The majority of MPs are probably not very keen on another referendum. But if it comes down to a choice between “no deal” on the one hand and a package that includes a referendum on the other, then a referendum it will have to be.

A referendum, however, raises a host of new issues. It will take time to organise; possibly more than the three months that is being talked about as a likely extension. And if Britain is still in the EU at the end of May – especially if there’s a reasonable chance of it staying in for good – then it really should participate in elections for the European parliament.

So there will be pressure on MPs to come up with some sort of compromise: “an off-the-shelf model” of customs union, as Labour’s Stephen Kinnock told the Guardian.

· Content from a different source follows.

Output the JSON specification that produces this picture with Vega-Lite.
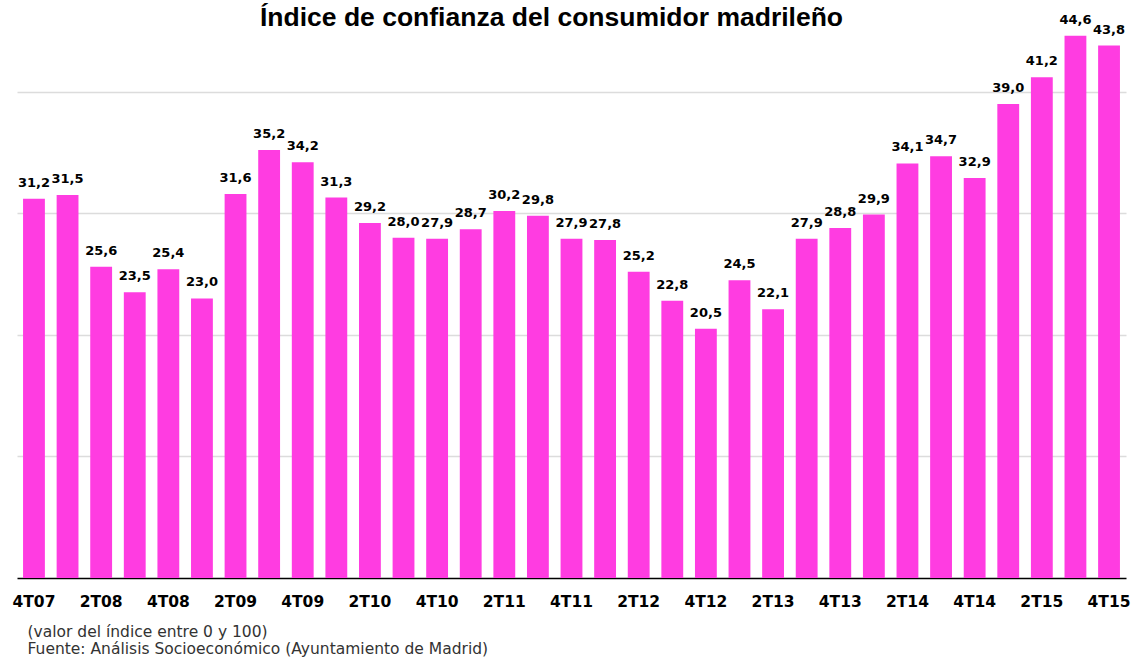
{
  "$schema": "https://vega.github.io/schema/vega-lite/v6.json",
  "width": 1109,
  "height": 547,
  "autosize": {"type": "none"},
  "padding": {"left": 17, "top": 31, "right": 6, "bottom": 81},
  "background": "#ffffff",
  "title": {
    "text": "Índice de confianza del consumidor madrileño",
    "font": "Liberation Sans",
    "fontSize": 26.5,
    "fontWeight": "bold",
    "color": "#000000",
    "anchor": "middle",
    "baseline": "top",
    "dx": -20,
    "offset": -18
  },
  "data": {
    "values": [
      {"q": "4T07", "v": 31.2}, {"q": "1T08", "v": 31.5}, {"q": "2T08", "v": 25.6},
      {"q": "3T08", "v": 23.5}, {"q": "4T08", "v": 25.4}, {"q": "1T09", "v": 23.0},
      {"q": "2T09", "v": 31.6}, {"q": "3T09", "v": 35.2}, {"q": "4T09", "v": 34.2},
      {"q": "1T10", "v": 31.3}, {"q": "2T10", "v": 29.2}, {"q": "3T10", "v": 28.0},
      {"q": "4T10", "v": 27.9}, {"q": "1T11", "v": 28.7}, {"q": "2T11", "v": 30.2},
      {"q": "3T11", "v": 29.8}, {"q": "4T11", "v": 27.9}, {"q": "1T12", "v": 27.8},
      {"q": "2T12", "v": 25.2}, {"q": "3T12", "v": 22.8}, {"q": "4T12", "v": 20.5},
      {"q": "1T13", "v": 24.5}, {"q": "2T13", "v": 22.1}, {"q": "3T13", "v": 27.9},
      {"q": "4T13", "v": 28.8}, {"q": "1T14", "v": 29.9}, {"q": "2T14", "v": 34.1},
      {"q": "3T14", "v": 34.7}, {"q": "4T14", "v": 32.9}, {"q": "1T15", "v": 39.0},
      {"q": "2T15", "v": 41.2}, {"q": "3T15", "v": 44.6}, {"q": "4T15", "v": 43.8}
    ]
  },
  "encoding": {
    "x": {
      "field": "q",
      "type": "ordinal",
      "sort": null,
      "scale": {"paddingInner": 0.35, "paddingOuter": 0.18},
      "axis": {
        "values": ["4T07", "2T08", "4T08", "2T09", "4T09", "2T10", "4T10", "2T11", "4T11", "2T12", "4T12", "2T13", "4T13", "2T14", "4T14", "2T15", "4T15"],
        "labelAngle": 0,
        "labelFont": "DejaVu Sans",
        "labelFontWeight": "bold",
        "labelFontSize": 15.5,
        "labelColor": "#000000",
        "labelPadding": 16,
        "ticks": false,
        "domainColor": "#000000",
        "domainWidth": 1.5,
        "title": ["(valor del índice entre 0 y 100)", "Fuente: Análisis Socioeconómico (Ayuntamiento de Madrid)"],
        "titleFont": "DejaVu Sans",
        "titleFontSize": 15.5,
        "titleFontWeight": "normal",
        "titleColor": "#333333",
        "titleLineHeight": 17,
        "titleAnchor": "start",
        "titleAlign": "left",
        "titleBaseline": "top",
        "titleX": 10,
        "titleY": 46
      }
    },
    "y": {
      "field": "v",
      "type": "quantitative",
      "scale": {"domain": [0, 45], "nice": false},
      "axis": {
        "values": [10, 20, 30, 40],
        "labels": false,
        "ticks": false,
        "domain": false,
        "grid": true,
        "gridColor": "#dcdcdc",
        "gridWidth": 1.5,
        "title": null
      }
    }
  },
  "layer": [
    {"mark": {"type": "bar", "color": "#ff3ce1"}},
    {
      "mark": {"type": "text", "baseline": "alphabetic", "dy": -12, "font": "DejaVu Sans", "fontWeight": "bold", "fontSize": 13, "color": "#000000"},
      "encoding": {"text": {"field": "v", "type": "quantitative", "format": ".1f"}}
    }
  ],
  "config": {
    "view": {"stroke": null},
    "locale": {"number": {"decimal": ",", "thousands": ".", "grouping": [3], "currency": ["", " €"]}}
  }
}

But with the solid bloc of hard Brexiters against it, such an option can only get through with the support of Corbyn and the Labour whip. And if Corbyn goes back on a referendum now, it will probably split the Labour Party as well.

Polls consistently say that the majority thinks the original decision to leave the EU was the wrong one, and that gap has been widening. But no-one really knows how a new referendum would fare – partly because no-one knows just what the question would be.

Things seem to be rapidly reaching the stage, however, at which there will be no realistic alternative to returning the decision to the voters. As Mark Kenny suggested last week, “Having handed this unquantified question to the people in 2016 and then failed to make it work, Westminster should finally admit it is incapable of resolving the mess its leaders unleashed.”